Ready or not

The Ready Set
Photo: Jared Thomas

A 20-something singer-songwriter from the Midwest readies to play a few tunes Thursday night from his ever-growing repertoire of chart-topping singles, acoustic endeavors and previews from his upcoming third full-length album.

As The Ready Set, Indiana native Jordan Witzigreuter has charmed national audiences — particularly the teen, female demographic — after landing a record deal in 2009. Since then, pop-music fandom has sent him to Billboard heights with his debut single, 2010’s “Love Like Woe,” and now sends him along the Great Plains with four other bands, including headliners We the Kings, as a part of the Summer Fest 2013 tour.
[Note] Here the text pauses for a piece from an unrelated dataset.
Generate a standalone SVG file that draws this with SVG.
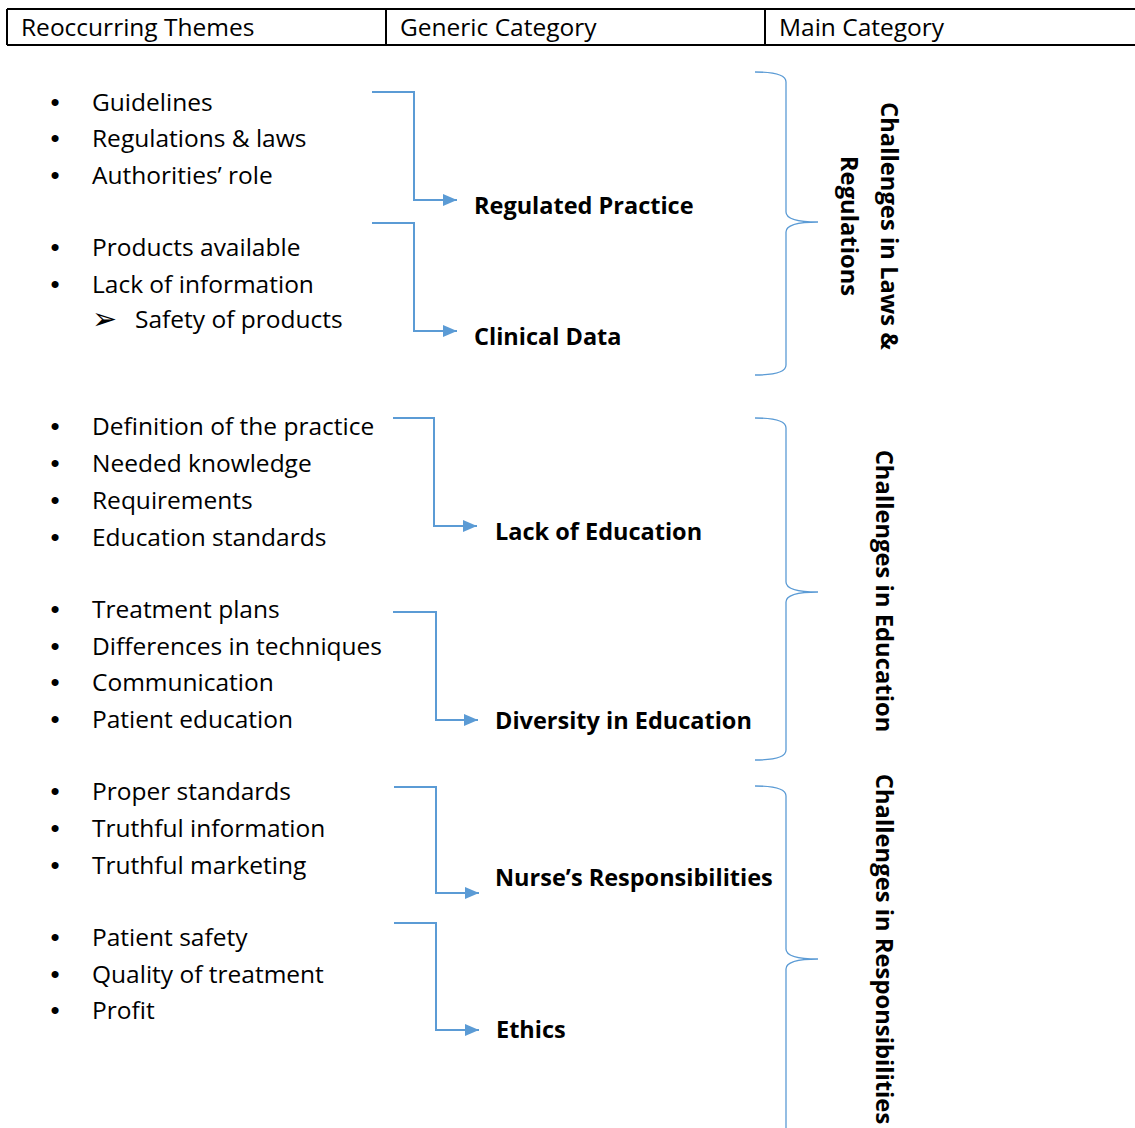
<svg xmlns="http://www.w3.org/2000/svg" width="1135" height="1128" viewBox="0 0 1135 1128">
  <style>
    text { font-family: "Open Sans", "Liberation Sans", sans-serif; fill: #000; }
    .hdr { font-size: 24.5px; }
    .item { font-size: 24.5px; }
    .dot { font-family: "Liberation Sans", sans-serif; font-size: 26px; text-anchor: middle; }
    .sub { font-family: "DejaVu Sans", sans-serif; font-size: 30px; }
    .cat { font-size: 23.5px; font-weight: bold; }
    .main { font-size: 23.8px; font-weight: bold; text-anchor: middle; }
    .conn { fill: none; stroke: #5B9BD5; stroke-width: 2; }
    .brace { fill: none; stroke: #5B9BD5; stroke-width: 1.3; }
  </style>
  <defs>
    <marker id="arrow" viewBox="0 0 14 12" refX="14" refY="6" markerWidth="14" markerHeight="12" markerUnits="userSpaceOnUse" orient="auto">
      <path d="M0,0 L14,6 L0,12 Z" fill="#5B9BD5"/>
    </marker>
  </defs>

  <rect width="1135" height="1128" fill="#fff"/>

  <!-- header row -->
  <g id="header">
    <path d="M7,9 H1140 M7,45 H1140 M7,9 V45 M386,9 V45 M765,9 V45" fill="none" stroke="#000" stroke-width="2"/>
    <text class="hdr" x="21" y="36">Reoccurring Themes</text>
    <text class="hdr" x="400" y="36">Generic Category</text>
    <text class="hdr" x="779" y="36">Main Category</text>
  </g>

  <!-- themes -->
  <g id="themes-regulated">
    <text class="dot" x="55" y="111">•</text><text class="item" x="92" y="111">Guidelines</text>
    <text class="dot" x="55" y="147">•</text><text class="item" x="92" y="147">Regulations &amp; laws</text>
    <text class="dot" x="55" y="184">•</text><text class="item" x="92" y="184">Authorities’ role</text>
  </g>
  <g id="themes-clinical">
    <text class="dot" x="55" y="256">•</text><text class="item" x="92" y="256">Products available</text>
    <text class="dot" x="55" y="293">•</text><text class="item" x="92" y="293">Lack of information</text>
    <text class="sub" x="92" y="329">➢</text><text class="item" x="135" y="328">Safety of products</text>
  </g>
  <g id="themes-lack-education">
    <text class="dot" x="55" y="435">•</text><text class="item" x="92" y="435">Definition of the practice</text>
    <text class="dot" x="55" y="472">•</text><text class="item" x="92" y="472">Needed knowledge</text>
    <text class="dot" x="55" y="509">•</text><text class="item" x="92" y="509">Requirements</text>
    <text class="dot" x="55" y="546">•</text><text class="item" x="92" y="546">Education standards</text>
  </g>
  <g id="themes-diversity">
    <text class="dot" x="55" y="618">•</text><text class="item" x="92" y="618">Treatment plans</text>
    <text class="dot" x="55" y="655">•</text><text class="item" x="92" y="655">Differences in techniques</text>
    <text class="dot" x="55" y="691">•</text><text class="item" x="92" y="691">Communication</text>
    <text class="dot" x="55" y="728">•</text><text class="item" x="92" y="728">Patient education</text>
  </g>
  <g id="themes-nurse">
    <text class="dot" x="55" y="800">•</text><text class="item" x="92" y="800">Proper standards</text>
    <text class="dot" x="55" y="837">•</text><text class="item" x="92" y="837">Truthful information</text>
    <text class="dot" x="55" y="874">•</text><text class="item" x="92" y="874">Truthful marketing</text>
  </g>
  <g id="themes-ethics">
    <text class="dot" x="55" y="946">•</text><text class="item" x="92" y="946">Patient safety</text>
    <text class="dot" x="55" y="983">•</text><text class="item" x="92" y="983">Quality of treatment</text>
    <text class="dot" x="55" y="1019">•</text><text class="item" x="92" y="1019">Profit</text>
  </g>

  <!-- generic categories -->
  <g id="cat-regulated"><text class="cat" x="474" y="214">Regulated Practice</text></g>
  <g id="cat-clinical"><text class="cat" x="474" y="345">Clinical Data</text></g>
  <g id="cat-lack-education"><text class="cat" x="495" y="540">Lack of Education</text></g>
  <g id="cat-diversity"><text class="cat" x="495" y="729">Diversity in Education</text></g>
  <g id="cat-nurse"><text class="cat" x="495" y="886">Nurse’s Responsibilities</text></g>
  <g id="cat-ethics"><text class="cat" x="496" y="1038">Ethics</text></g>

  <!-- main categories -->
  <g id="main-laws">
    <text class="main" transform="translate(881,226) rotate(90)">Challenges in Laws &amp;</text>
    <text class="main" transform="translate(841,226) rotate(90)">Regulations</text>
  </g>
  <g id="main-education">
    <text class="main" transform="translate(876,591) rotate(90)">Challenges in Education</text>
  </g>
  <g id="main-responsibilities">
    <text class="main" transform="translate(876,949) rotate(90)">Challenges in Responsibilities</text>
  </g>

  <!-- connectors -->
  <g id="connectors">
    <path class="conn" d="M372,92 H414 V200 H457" marker-end="url(#arrow)"/>
    <path class="conn" d="M372,223 H414 V331 H457" marker-end="url(#arrow)"/>
    <path class="conn" d="M393,418 H434 V526 H477" marker-end="url(#arrow)"/>
    <path class="conn" d="M393,612 H436 V720 H478" marker-end="url(#arrow)"/>
    <path class="conn" d="M394,787 H436 V893 H479" marker-end="url(#arrow)"/>
    <path class="conn" d="M394,923 H436 V1030 H479" marker-end="url(#arrow)"/>
    <path class="brace" d="M755,72 Q786,72 786,82 V212 Q786,222 818,222 Q786,222 786,232 V365 Q786,375 755,375"/>
    <path class="brace" d="M755,418 Q786,418 786,428 V582 Q786,592 818,592 Q786,592 786,602 V750 Q786,760 755,760"/>
    <path class="brace" d="M755,786 Q786,786 786,796 V949 Q786,959 818,959 Q786,959 786,969 V1140"/>
  </g>
</svg>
“I just love being out on the road as much as possible and being able to connect with fans,” Witzigreuter said. “It’s amazing.”

As the sole author of his songs, he said, touring provides a different dynamic as band members are added for the live shows.

“If I’m not on tour, I’m pretty much constantly writing,” he said. “It’s just a matter of getting it out.”

The Ready Set’s most recent work, I’ll Be Waiting EP, digitally
launched July 24 to a positive response, he said. The three-song
release explores an acoustic sound that Witzigreuter hasn’t indulged in
since his 2009 piano-based EP, Cascades.

“This
acoustic EP is sort of like a lead-in to the full album because the
full album leans more toward that kind of stuff anyway, which I’m
excited about,” he said. “Hopefully my fans will be, too.”

Undergoing
the final mixing and mastering, The Ready Set’s new album is expected
to drop this fall, featuring “fun collaborations” with other artists,
Witzigreuter said. In the past, he has collaborated with such acts as
Never Shout Never and New Boyz.

Earlier this summer, he released an entire EP of remixes of the single “Give Me Your Hand (Best Song Ever).”

“When
things take off [on the] radio, everything changes really, really
quickly,” he said. “Some people who have never heard you before are all
of a sudden super into it. It’s a really cool thing.”

Witzigreuter,
who has played for Oklahoma audiences nearly 10 times between gigs in
the 918 and 405, said he has nothing but positive experiences, whether
he performed in a smaller, indoor venue such as Tulsa’s Cain’s Ballroom
or for large, outdoor crowds at T-Town’s Big Splash Water Park.

“I
just want to keep it growing and keep getting new fans playing more
shows and keep doing the whole thing,” he said. “I just look at
everything as a step in the growing process.”